A System of Animation Gestures for Effective Teaching Avatars

Faculty: Voicu Popescu (CS) & Nicoletta Adamo (CGT)

Students: Jian Cui (CS); Suren Rajasekaran (CGT); Meng-Lin Wu (CS); Saikiran Anasingaraju (CGT)

SponsorNSF- Cyberlearning (2012-2014)

 

IDEA LabThis two-year collaborative exploratory project researches, develops and evaluates a software system for creating interactive learning activities for K5 mathematics that are delivered by a teaching avatar that not only speaks, but also gestures, and writes and draws on a nearby virtual whiteboard. Gestures augment the delivery of the learning activity in three ways. Gestures help the student parse the speech of the teaching avatar, they help clarify the educational content, and they help convey the engaging personality of the teaching avatar. The project team comprises computer science, computer graphics technology, educational psychology, and psychology researchers.

A learning activity is defined through a script. The script specifies what the teaching avatar says, writes, and draws as the avatar interacts with students. Some avatar gestures are specified explicitly in the script, and some are inferred automatically using linguistics, educational content, and personality based gesturing rules.

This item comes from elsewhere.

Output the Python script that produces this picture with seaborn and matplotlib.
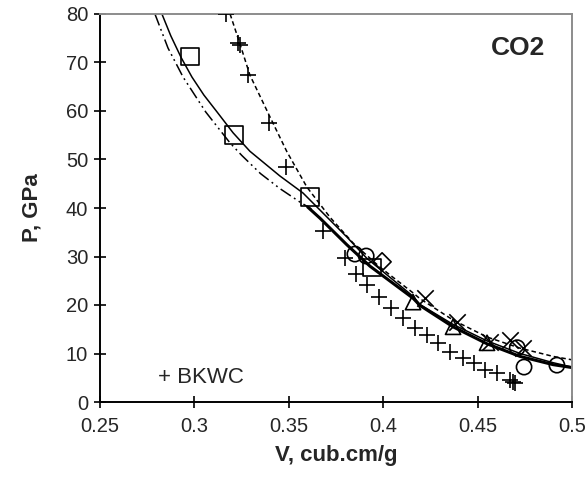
import numpy as np
import pandas as pd
import matplotlib
matplotlib.use('Agg')
import matplotlib.pyplot as plt
import seaborn as sns

# model curves
thin_v = [0.2828, 0.2875, 0.2930, 0.2987, 0.305, 0.312, 0.3205, 0.3294, 0.3453, 0.3575, 0.3639,
          0.3808, 0.3914, 0.4158, 0.4195, 0.437, 0.455, 0.4725, 0.49, 0.5]
thin_p = [80.0, 75.5, 71.0, 67.0, 63.3, 59.8, 55.5, 51.7, 46.6, 43.1, 40.6,
          34.0, 29.6, 21.8, 20.1, 16.0, 12.6, 10.0, 8.1, 7.2]

dashdot_v = [0.2791, 0.2860, 0.294, 0.3060, 0.3189, 0.3252, 0.335, 0.3453, 0.356, 0.362]
dashdot_p = [80.0, 73.0, 67.0, 59.8, 53.4, 50.8, 47.1, 44.0, 41.2, 39.8]

thick_v = [0.360, 0.3665, 0.3808, 0.393, 0.4158, 0.4195, 0.437, 0.455, 0.4725, 0.49, 0.5]
thick_p = [40.2, 37.9, 32.4, 28.0, 21.4, 19.9, 15.5, 12.0, 9.4, 7.7, 7.1]

dash_v = [0.3189, 0.324, 0.3294, 0.34, 0.349, 0.3596, 0.3718, 0.384, 0.3983, 0.4158,
          0.4195, 0.437, 0.455, 0.4725, 0.49, 0.5]
dash_p = [80.0, 74.0, 67.4, 58.8, 51.6, 44.3, 38.1, 32.8, 27.8, 22.5,
          21.3, 16.9, 13.4, 11.1, 9.4, 8.7]

# experimental points
sq_v = [0.2977, 0.321, 0.3612, 0.394]
sq_p = [71.2, 55.0, 42.3, 27.7]

circ_v = [0.385, 0.391, 0.471, 0.4746, 0.492]
circ_p = [30.5, 30.1, 11.2, 7.2, 7.6]

diam_v = [0.3994]
diam_p = [28.9]

tri_v = [0.4158, 0.437, 0.455]
tri_p = [20.6, 15.5, 12.2]

x_v = [0.422, 0.439, 0.4566, 0.4672, 0.474]
x_p = [21.4, 16.5, 12.4, 12.8, 11.1]

bkwc_v = [0.3167, 0.3231, 0.324, 0.3284, 0.3395, 0.3485, 0.368, 0.3798, 0.3856, 0.3915,
          0.3978, 0.4041, 0.4105, 0.4168, 0.4232, 0.429, 0.4354, 0.4423, 0.4481, 0.4539,
          0.4603, 0.4672, 0.4688, 0.470]
bkwc_p = [80.0, 74.0, 73.6, 67.4, 57.5, 48.5, 35.2, 29.7, 26.4, 24.1,
          21.6, 19.4, 17.3, 15.3, 13.8, 12.2, 10.3, 9.1, 8.0, 6.6,
          6.0, 4.5, 4.1, 3.9]

x_ticks = [0.25, 0.3, 0.35, 0.4, 0.45, 0.5]
x_ticklabels = ['0.25', '0.3', '0.35', '0.4', '0.45', '0.5']
y_ticks = [0, 10, 20, 30, 40, 50, 60, 70, 80]

sns.set_style('white')
plt.rcParams['font.family'] = ['Liberation Sans', 'DejaVu Sans']

fig = plt.figure(figsize=(5.86, 4.9), dpi=100)
ax = fig.add_axes([100 / 586, 1 - 402 / 490, 472 / 586, 388 / 490])

sns.lineplot(x=thin_v, y=thin_p, ax=ax, color='black', lw=1.1, sort=False, estimator=None)
sns.lineplot(x=dashdot_v, y=dashdot_p, ax=ax, color='black', lw=1.1, sort=False,
             estimator=None).lines[-1].set_dashes([8, 2.5, 1.2, 2.5, 1.2, 2.5])
sns.lineplot(x=thick_v, y=thick_p, ax=ax, color='black', lw=2.2, sort=False, estimator=None)
sns.lineplot(x=dash_v, y=dash_p, ax=ax, color='black', lw=1.1, sort=False,
             estimator=None).lines[-1].set_dashes([3, 2])

open_kw = dict(facecolors='none', edgecolor='black', linewidth=1.2, ax=ax, zorder=5)
sns.scatterplot(x=sq_v, y=sq_p, marker='s', s=160, **open_kw)
sns.scatterplot(x=circ_v, y=circ_p, marker='o', s=120, **open_kw)
sns.scatterplot(x=diam_v, y=diam_p, marker='D', s=85, **open_kw)
sns.scatterplot(x=tri_v, y=tri_p, marker='^', s=120, **open_kw)
sns.scatterplot(x=x_v, y=x_p, marker='x', s=140, color='black', linewidth=1.2, ax=ax, zorder=5)
sns.scatterplot(x=bkwc_v, y=bkwc_p, marker='+', s=120, color='black', linewidth=1.2,
                ax=ax, zorder=5)

ax.set_xlim(0.25, 0.5)
ax.set_ylim(0, 80)
ax.set_xticks(x_ticks)
ax.set_xticklabels(x_ticklabels)
ax.set_yticks(y_ticks)
ax.tick_params(axis='both', direction='inout', length=9, width=1.2, color='black',
               labelsize=14.5, bottom=True, left=True, top=False, right=False, pad=6)
ax.tick_params(axis='y', pad=4)

for side in ['left', 'bottom']:
    ax.spines[side].set_color('black')
    ax.spines[side].set_linewidth(1.4)
for side in ['top', 'right']:
    ax.spines[side].set_color('#8c8c8c')
    ax.spines[side].set_linewidth(1.4)
    ax.spines[side].set_visible(True)

ax.set_xlabel('V, cub.cm/g', fontsize=16, fontweight='bold', labelpad=7)
ax.set_ylabel('P, GPa', fontsize=16, fontweight='bold', labelpad=17)

ax.text(0.2805, 5.0, '+ BKWC', fontsize=16, va='center', ha='left')
ax.text(0.486, 73, 'CO2', fontsize=19, fontweight='bold', va='center', ha='right')

fig.savefig('out.png', dpi=100)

Once the necessary gestures are identified, the animation data is either retrieved from a database of existing gestures or it is computed on-the-fly using animation algorithms.

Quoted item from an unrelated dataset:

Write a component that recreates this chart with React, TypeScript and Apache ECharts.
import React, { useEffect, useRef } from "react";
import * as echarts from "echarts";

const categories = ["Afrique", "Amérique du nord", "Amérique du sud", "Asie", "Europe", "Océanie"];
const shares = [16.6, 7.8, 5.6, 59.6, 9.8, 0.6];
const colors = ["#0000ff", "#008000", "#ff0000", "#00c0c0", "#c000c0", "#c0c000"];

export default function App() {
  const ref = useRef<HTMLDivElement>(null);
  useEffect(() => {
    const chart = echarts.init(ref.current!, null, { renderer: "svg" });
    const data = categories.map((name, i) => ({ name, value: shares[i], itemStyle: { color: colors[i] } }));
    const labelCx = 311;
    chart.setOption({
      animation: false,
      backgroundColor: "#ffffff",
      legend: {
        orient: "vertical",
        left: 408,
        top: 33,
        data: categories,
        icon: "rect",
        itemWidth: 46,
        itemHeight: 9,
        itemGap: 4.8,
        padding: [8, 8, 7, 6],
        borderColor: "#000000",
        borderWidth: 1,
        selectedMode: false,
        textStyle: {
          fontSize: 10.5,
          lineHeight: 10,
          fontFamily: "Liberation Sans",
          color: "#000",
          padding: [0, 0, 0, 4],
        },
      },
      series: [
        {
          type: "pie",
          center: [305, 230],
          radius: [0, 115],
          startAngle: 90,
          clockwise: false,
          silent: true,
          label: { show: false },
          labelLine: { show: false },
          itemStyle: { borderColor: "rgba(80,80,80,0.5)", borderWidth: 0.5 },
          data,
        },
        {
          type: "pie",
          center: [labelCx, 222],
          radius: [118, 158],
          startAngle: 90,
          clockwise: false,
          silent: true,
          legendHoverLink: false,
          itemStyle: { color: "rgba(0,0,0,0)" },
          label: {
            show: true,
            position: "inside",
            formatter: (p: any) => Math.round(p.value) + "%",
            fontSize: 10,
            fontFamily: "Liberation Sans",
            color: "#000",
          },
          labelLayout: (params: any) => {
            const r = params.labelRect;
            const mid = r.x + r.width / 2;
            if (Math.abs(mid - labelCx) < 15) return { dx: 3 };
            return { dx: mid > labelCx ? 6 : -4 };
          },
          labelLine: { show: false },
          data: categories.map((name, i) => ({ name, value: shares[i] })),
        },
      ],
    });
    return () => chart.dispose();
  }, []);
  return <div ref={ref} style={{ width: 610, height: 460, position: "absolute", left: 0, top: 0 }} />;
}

The system is intended to allow educators with only basic computer literacy and with no computer science or animation expertise to develop interactive digital learning activities for students. The scripting language has a small number of commands selected through drop-down lists in a specialized editor that does not require detailed knowledge of the scripting language. The system allows educators to extend the database of gestures through a graphical interface designed for non-expert users based on principles such as non-ambiguous selection in 2-D, manipulation of a single degree-of-freedom of the avatar at a time, and automatic view change to track the editing focus. The script editor, the gesture creation interface, and the system as a whole will be formatively evaluated with pre-service and in-service teachers over three iterations.

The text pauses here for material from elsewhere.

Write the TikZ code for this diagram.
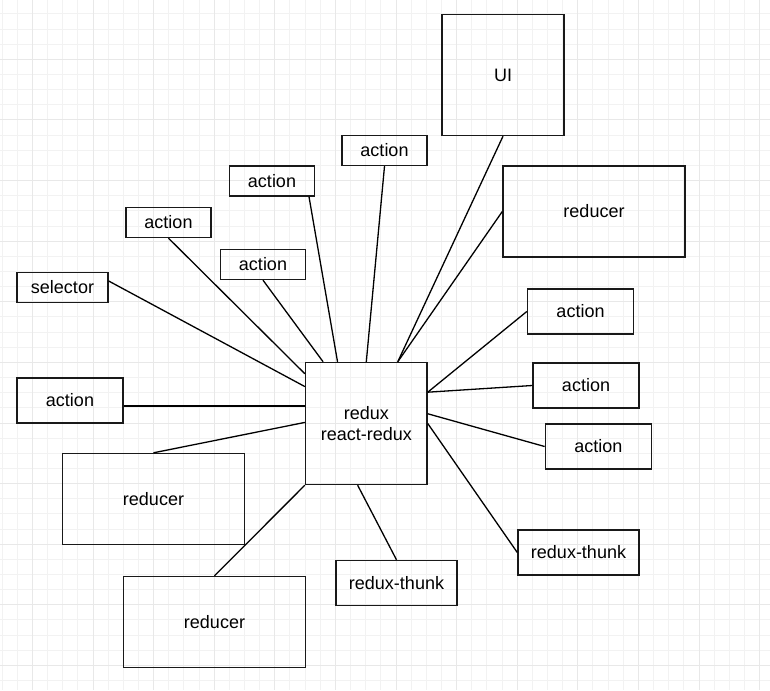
\documentclass[tikz,border=0pt]{standalone}
\usepackage{fontspec}
\setmainfont{Liberation Sans}
\begin{document}
\begin{tikzpicture}[x=1pt, y=-1pt,
        every node/.style={draw=black!90, line width=1.4pt, inner sep=0pt, font=\fontsize{18}{21.5}\selectfont},
        small/.style={minimum width=85pt, minimum height=30pt},
        wide/.style={minimum width=106pt, minimum height=45pt},
        big/.style={minimum width=182pt, minimum height=91pt},
        link/.style={black, line width=1.3pt}]

    \useasboundingbox[fill=white] (0,0) rectangle (770,690);
    % grid
    \foreach \i in {0,...,50} \draw[black!5, line width=0.8pt] ({2+15.15*\i},0) -- ({2+15.15*\i},690);
    \foreach \i in {1,...,45} \draw[black!5, line width=0.8pt] (0,{-1.3+15.15*\i}) -- (770,{-1.3+15.15*\i});
    \foreach \i in {2,6,...,50} \draw[black!9, line width=0.8pt] ({2+15.15*\i},0) -- ({2+15.15*\i},690);
    \foreach \i in {4,8,...,44} \draw[black!9, line width=0.8pt] (0,{-1.3+15.15*\i}) -- (770,{-1.3+15.15*\i});

    \node[minimum width=121.5pt, minimum height=122pt, align=center] (redux) at (366.3,423.5) {redux\\react-redux};
    \node[minimum width=122pt, minimum height=121pt] (ui) at (503,75) {UI};
    \node[small] (actA) at (384.5,150.5) {action};
    \node[small] (actB) at (272,181) {action};
    \node[small] (actC) at (168.5,222.5) {action};
    \node[small] (actD) at (263,264.5) {action};
    \node[small, minimum width=91pt] (sel) at (62.5,287.5) {selector};
    \node[big] (redR) at (594,211.5) {reducer};
    \node[wide] (actE) at (580.5,311.5) {action};
    \node[wide] (actF) at (70,400.5) {action};
    \node[wide] (actG) at (586,385.5) {action};
    \node[wide] (actH) at (598.3,446.5) {action};
    \node[big] (redL) at (153.5,499) {reducer};
    \node[big] (redB) at (214.5,622) {reducer};
    \node[wide, minimum width=121pt] (thunkR) at (578.5,552.5) {redux-thunk};
    \node[wide, minimum width=121pt] (thunkB) at (396.5,583) {redux-thunk};

    % links to the store
    \draw[link] (ui.south) -- (redux.63.5);
    \draw[link] (redR.west) -- (redux.63.5);
    \draw[link] (actA.south) -- (redux.90);
    \draw[link] (actB.-23) -- (redux.115);
    \draw[link] (actD.south) -- (redux.125);
    \draw[link] (actC.south) -- (redux.141);
    \draw[link] (sel.8) -- (redux.149);
    \draw[link] (actF.-6) -- (actF.-6 -| redux.west);
    \draw[link] (redL.north) -- (redux.179);
    \draw[link] (redB.north) -- (redux.south west);
    \draw[link] (thunkB.north) -- (redux.262.5);
    \draw[link] (thunkR.west) -- (redux.east);
    \draw[link] (actH.west) -- (redux.9);
    \draw[link] (actG.west) -- (redux.27);
    \draw[link] (actE.west) -- (redux.27);
\end{tikzpicture}
\end{document}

Using the system, the project team is developing a set of learning activities for studying mathematical equivalence. The learning activities will be used to formatively evaluate hypotheses about the use of gesture in computer-based instruction: whether the gesturing avatar is more appealing, whether the gesturing avatar promotes learning, whether the gesturing avatar promotes learner gesturing, whether introducing ideas in gesture first facilitates learning, and whether individualized gestures promote learning.